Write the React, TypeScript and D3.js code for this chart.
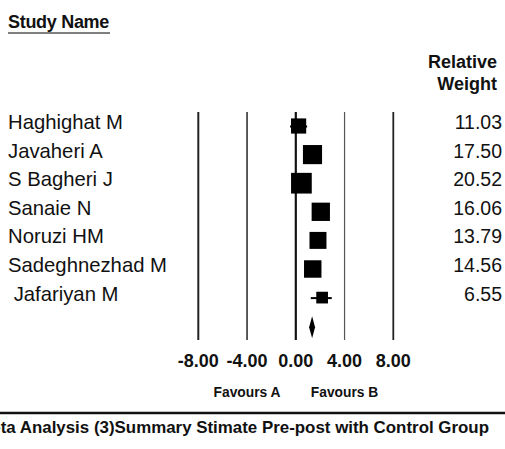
import React, { useRef, useEffect } from 'react';
import * as d3 from 'd3';

const studies = ['Haghighat M', 'Javaheri A', 'S Bagheri J', 'Sanaie N', 'Noruzi HM', 'Sadeghnezhad M', ' Jafariyan M'];
const effects = [0.23, 1.37, 0.46, 2.05, 1.82, 1.39, 2.16];
const lowers = [-0.47, 0.75, -0.2, 1.4, 1.2, 0.75, 1.23];
const uppers = [0.93, 2.0, 1.1, 2.7, 2.45, 2.0, 2.95];
const weights = [11.03, 17.5, 20.52, 16.06, 13.79, 14.56, 6.55];
const summary = { effect: 1.34, lower: 1.09, upper: 1.58 };
const ticks = [-8, -4, 0, 4, 8];
const title = 'Meta Analysis (3)Summary Stimate Pre-post with Control Group';

const width = 505;
const height = 449;
const FONT = 'Arial, "Liberation Sans", sans-serif';

const App: React.FC = () => {
    const svgRef = useRef<SVGSVGElement | null>(null);

    useEffect(() => {
        if (!svgRef.current) return;
        document.body.style.margin = '0';
        const svg = d3.select(svgRef.current);
        svg.selectAll('*').remove();

        svg.append('rect').attr('width', width).attr('height', height).attr('fill', '#fff');

        const x = d3.scaleLinear().domain([-8, 8]).range([198.3, 393.3]);
        // rows: studies then the summary diamond
        const y = d3.scaleLinear().domain([0, studies.length]).range([126, 126 + 28.6 * studies.length]);
        const side = d3.scaleSqrt().domain([0, 20.52]).range([0, 20.7]);

        // header
        svg.append('text')
            .attr('x', 8).attr('y', 28)
            .attr('font-family', FONT).attr('font-weight', 'bold').attr('font-size', 18)
            .attr('letter-spacing', -0.3)
            .attr('fill', '#111')
            .text('Study Name');
        svg.append('line')
            .attr('x1', 8).attr('x2', 110).attr('y1', 33).attr('y2', 33)
            .attr('stroke', '#555').attr('stroke-width', 1.6);

        svg.append('text')
            .attr('x', 497).attr('y', 68)
            .attr('text-anchor', 'end')
            .attr('font-family', FONT).attr('font-weight', 'bold').attr('font-size', 18)
            .attr('fill', '#111')
            .text('Relative');
        svg.append('text')
            .attr('x', 497).attr('y', 90)
            .attr('text-anchor', 'end')
            .attr('font-family', FONT).attr('font-weight', 'bold').attr('font-size', 18)
            .attr('fill', '#111')
            .text('Weight');

        // vertical reference lines
        const lineStyle: any = {
            '-8': ['#222', 2], '-4': ['#333', 1.6], '0': ['#111', 2.2], '4': ['#555', 1.2], '8': ['#222', 1.8],
        };
        svg.append('g').selectAll('line')
            .data(ticks)
            .join('line')
            .attr('x1', d => x(d)).attr('x2', d => x(d))
            .attr('y1', 112).attr('y2', 340)
            .attr('stroke', d => lineStyle[d][0])
            .attr('stroke-width', d => lineStyle[d][1]);

        svg.append('g').selectAll('text')
            .data(ticks)
            .join('text')
            .attr('x', d => x(d)).attr('y', 367)
            .attr('text-anchor', 'middle')
            .attr('font-family', FONT).attr('font-weight', 'bold').attr('font-size', 18)
            .attr('fill', '#111')
            .text(d => d.toFixed(2));

        svg.append('text')
            .attr('x', x(-4)).attr('y', 397)
            .attr('text-anchor', 'middle')
            .attr('font-family', FONT).attr('font-weight', 'bold').attr('font-size', 13.8)
            .attr('fill', '#111')
            .text('Favours A');
        svg.append('text')
            .attr('x', x(4)).attr('y', 397)
            .attr('text-anchor', 'middle')
            .attr('font-family', FONT).attr('font-weight', 'bold').attr('font-size', 13.8)
            .attr('fill', '#111')
            .text('Favours B');

        // study labels and weights
        const rows = svg.append('g');
        rows.selectAll('text.name')
            .data(studies)
            .join('text')
            .attr('class', 'name')
            .attr('x', 8).attr('y', (_, i) => y(i) + 3)
            .attr('font-family', FONT).attr('font-size', 20.3)
            .attr('fill', '#111')
            .style('white-space', 'pre')
            .text(d => d);
        rows.selectAll('text.weight')
            .data(weights)
            .join('text')
            .attr('class', 'weight')
            .attr('x', 502).attr('y', (_, i) => y(i) + 3)
            .attr('text-anchor', 'end')
            .attr('font-family', FONT).attr('font-size', 19.5)
            .attr('fill', '#111')
            .text(d => d.toFixed(2));

        // confidence intervals
        rows.selectAll('line.ci')
            .data(effects)
            .join('line')
            .attr('class', 'ci')
            .attr('x1', (_, i) => x(lowers[i])).attr('x2', (_, i) => x(uppers[i]))
            .attr('y1', (_, i) => y(i) + 0.5).attr('y2', (_, i) => y(i) + 0.5)
            .attr('stroke', '#000').attr('stroke-width', 2);

        // weight squares
        rows.selectAll('rect.box')
            .data(effects)
            .join('rect')
            .attr('class', 'box')
            .attr('x', (d, i) => x(d) - side(weights[i]) / 2)
            .attr('y', (_, i) => y(i) - side(weights[i]) / 2)
            .attr('width', (_, i) => side(weights[i]))
            .attr('height', (_, i) => side(weights[i]))
            .attr('fill', '#000');

        // summary diamond
        const sy = y(studies.length) + 1;
        const half = 11;
        svg.append('path')
            .attr('d', `M${x(summary.lower)},${sy} L${x(summary.effect)},${sy - half} L${x(summary.upper)},${sy} L${x(summary.effect)},${sy + half} Z`)
            .attr('fill', '#000');

        // bottom rule and caption (cut off at the left edge, as in the source)
        svg.append('line')
            .attr('x1', 0).attr('x2', width).attr('y1', 413).attr('y2', 413)
            .attr('stroke', '#111').attr('stroke-width', 2.5);
        svg.append('text')
            .attr('x', 489).attr('y', 433)
            .attr('text-anchor', 'end')
            .attr('font-family', FONT).attr('font-weight', 'bold').attr('font-size', 16.9)
            .attr('fill', '#111')
            .text(title);
    }, []);

    return (
        <svg
            ref={svgRef}
            width={width}
            height={height}
            style={{ position: 'absolute', left: 0, top: 0, display: 'block' }}
        />
    );
};

export default App;
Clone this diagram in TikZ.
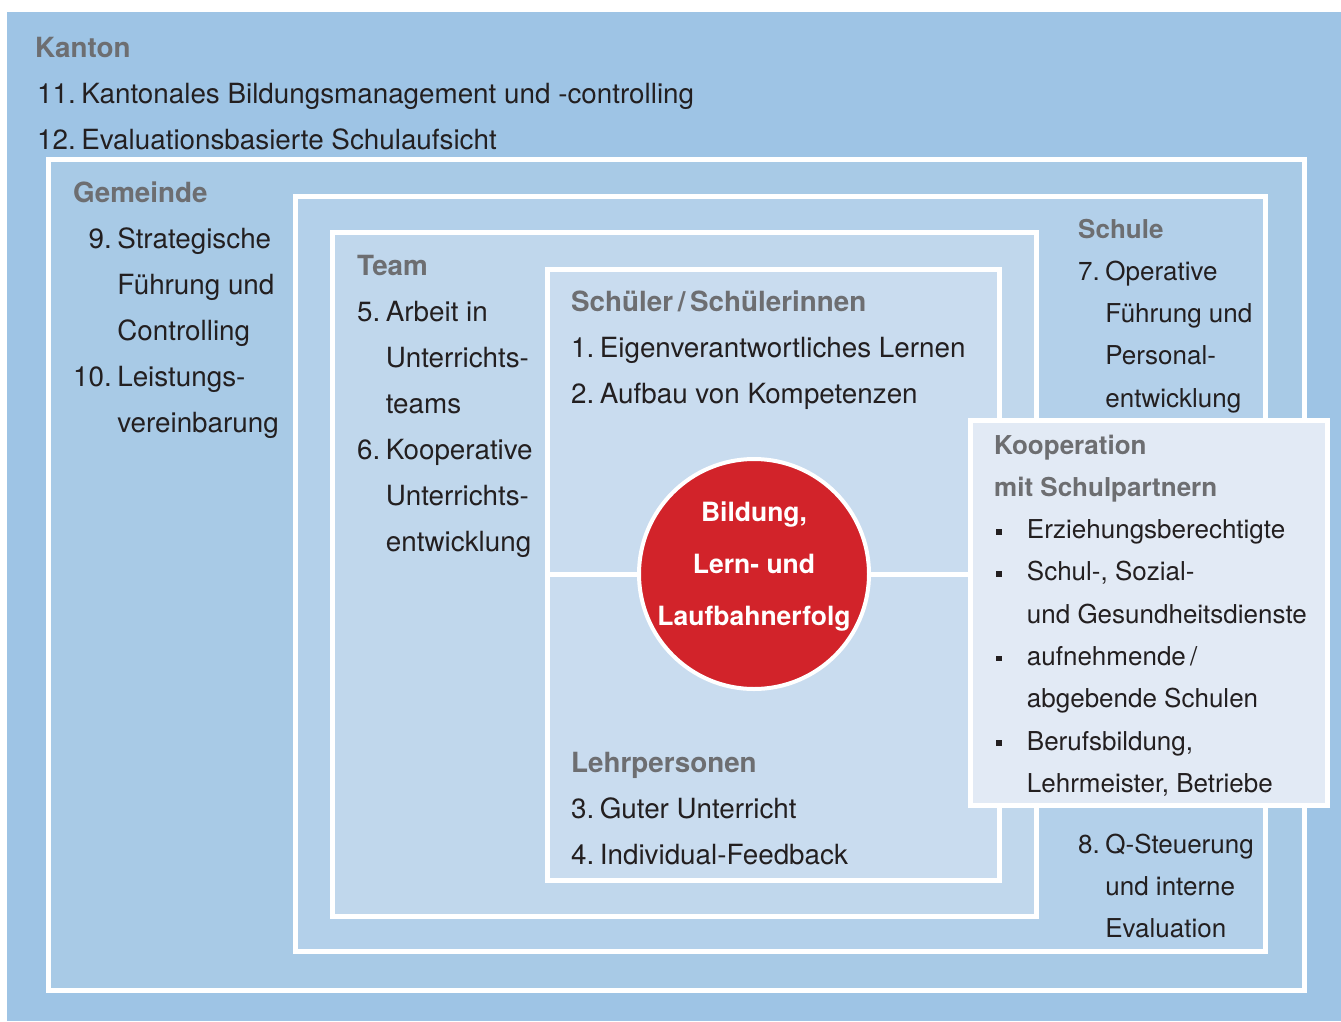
\documentclass[tikz,border=0pt]{standalone}
\usepackage{fontspec}
\setmainfont{TeX Gyre Heros}
\usepackage{xcolor}

\definecolor{kantonblue}{HTML}{9EC4E5}
\definecolor{gemeindeblue}{HTML}{A8CAE6}
\definecolor{schuleblue}{HTML}{B3D0EA}
\definecolor{teamblue}{HTML}{C0D7EC}
\definecolor{schuelerblue}{HTML}{C9DCEF}
\definecolor{koopblue}{HTML}{E2EAF5}
\definecolor{goalred}{HTML}{D2232A}
\definecolor{headgray}{HTML}{6D6E71}
\definecolor{textdark}{HTML}{231F20}

\newcommand{\hd}[1]{{\bfseries\color{headgray}#1}}
\newcommand{\sqbullet}{\hspace*{2pt}\raisebox{0.3ex}{\rule{0.22em}{0.22em}}}
\newcommand{\nsp}{\hspace{5.5pt}}

\tikzset{
  levelbox/.style={draw=white, line width=5pt},
  txt/.style={anchor=base west, inner sep=0pt, text=textdark,
    font=\fontsize{27.8}{46}\selectfont},
  smalltxt/.style={txt, font=\fontsize{26}{42.3}\selectfont},
  goaltext/.style={align=center, inner sep=0pt, text=white,
    font=\bfseries\fontsize{26.5}{52}\selectfont}
}

\begin{document}
\begin{tikzpicture}[x=1pt, y=-1pt]
                \useasboundingbox (0,0) rectangle (1341,1021);
                \fill[white] (0,0) rectangle (1341,1021);
                \fill[kantonblue] (7,12) rectangle (1341,1021);
                % nested levels
                \draw[levelbox, fill=gemeindeblue] (48.5,159.5) rectangle (1304,990);
                \draw[levelbox, fill=schuleblue] (295,196) rectangle (1265,951);
                \draw[levelbox, fill=teamblue] (332,232.5) rectangle (1036.5,916);
                \draw[levelbox, fill=schuelerblue] (547.5,269) rectangle (999.5,880);
                \coordinate (divl) at (547.5,574);
                \coordinate (divr) at (999.5,574);
                \draw[levelbox] (divl) -- (divr);
                \node[circle, minimum size=230pt, fill=goalred, draw=white, line width=4pt] (goal) at (754,574) {};
                \node[goaltext] (goaltxt) at (754,567) {Bildung,\\Lern- und\\Laufbahnerfolg};
                \draw[levelbox, fill=koopblue] (970.5,420.5) rectangle (1327,805);
                % texts
                \node[txt] (kanton) at (35,57) {\begin{tabular}[t]{@{}l@{}}
                    \hd{Kanton}\\
                    \hspace*{2pt}11.\nsp Kantonales Bildungsmanagement und -controlling\\
                    \hspace*{2pt}12.\nsp Evaluationsbasierte Schulaufsicht
                  \end{tabular}};
                \node[txt] (gemeinde) at (73,202) {\begin{tabular}[t]{@{}r@{\nsp}l@{}}
                    \multicolumn{2}{@{}l@{}}{\hd{Gemeinde}}\\
                    9. & Strategische\\
                       & Führung und\\
                       & Controlling\\
                    10. & Leistungs-\\
                        & vereinbarung
                  \end{tabular}};
                \node[txt] (team) at (357,275) {\begin{tabular}[t]{@{}r@{\nsp}l@{}}
                    \multicolumn{2}{@{}l@{}}{\hd{Team}}\\
                    5. & Arbeit in\\
                       & Unterrichts-\\
                       & teams\\
                    6. & Kooperative\\
                       & Unterrichts-\\
                       & entwicklung
                  \end{tabular}};
                \node[txt] (schueler) at (571,311) {\begin{tabular}[t]{@{}r@{\nsp}l@{}}
                    \multicolumn{2}{@{}l@{}}{\hd{Schüler\,/\,Schülerinnen}}\\
                    1. & Eigenverantwortliches Lernen\\
                    2. & Aufbau von Kompetenzen
                  \end{tabular}};
                \node[txt] (lehrer) at (571,772) {\begin{tabular}[t]{@{}r@{\nsp}l@{}}
                    \multicolumn{2}{@{}l@{}}{\hd{Lehrpersonen}}\\
                    3. & Guter Unterricht\\
                    4. & Individual-Feedback
                  \end{tabular}};
                \node[smalltxt] (schule) at (1078,238) {\begin{tabular}[t]{@{}r@{\nsp}l@{}}
                    \multicolumn{2}{@{}l@{}}{\hd{Schule}}\\
                    7. & Operative\\
                       & Führung und\\
                       & Personal-\\
                       & entwicklung
                  \end{tabular}};
                \node[smalltxt] (qsteuerung) at (1078,853) {\begin{tabular}[t]{@{}r@{\nsp}l@{}}
                    8. & Q-Steuerung\\
                       & und interne\\
                       & Evaluation
                  \end{tabular}};
                \node[smalltxt] (koop) at (994,454) {\begin{tabular}[t]{@{}l@{\hspace{25pt}}l@{}}
                    \multicolumn{2}{@{}l@{}}{\hd{Kooperation}}\\
                    \multicolumn{2}{@{}l@{}}{\hd{mit Schulpartnern}}\\
                    \sqbullet & Erziehungsberechtigte\\
                    \sqbullet & Schul-, Sozial-\\
                              & und Gesundheitsdienste\\
                    \sqbullet & aufnehmende\,/\\
                              & abgebende Schulen\\
                    \sqbullet & Berufsbildung,\\
                              & Lehrmeister, Betriebe
                  \end{tabular}};

\end{tikzpicture}
\end{document}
---+---
Report the number of lines in the listing that include the string "React"; give nothing but the number.

→ SOLVED EXERCISE:
3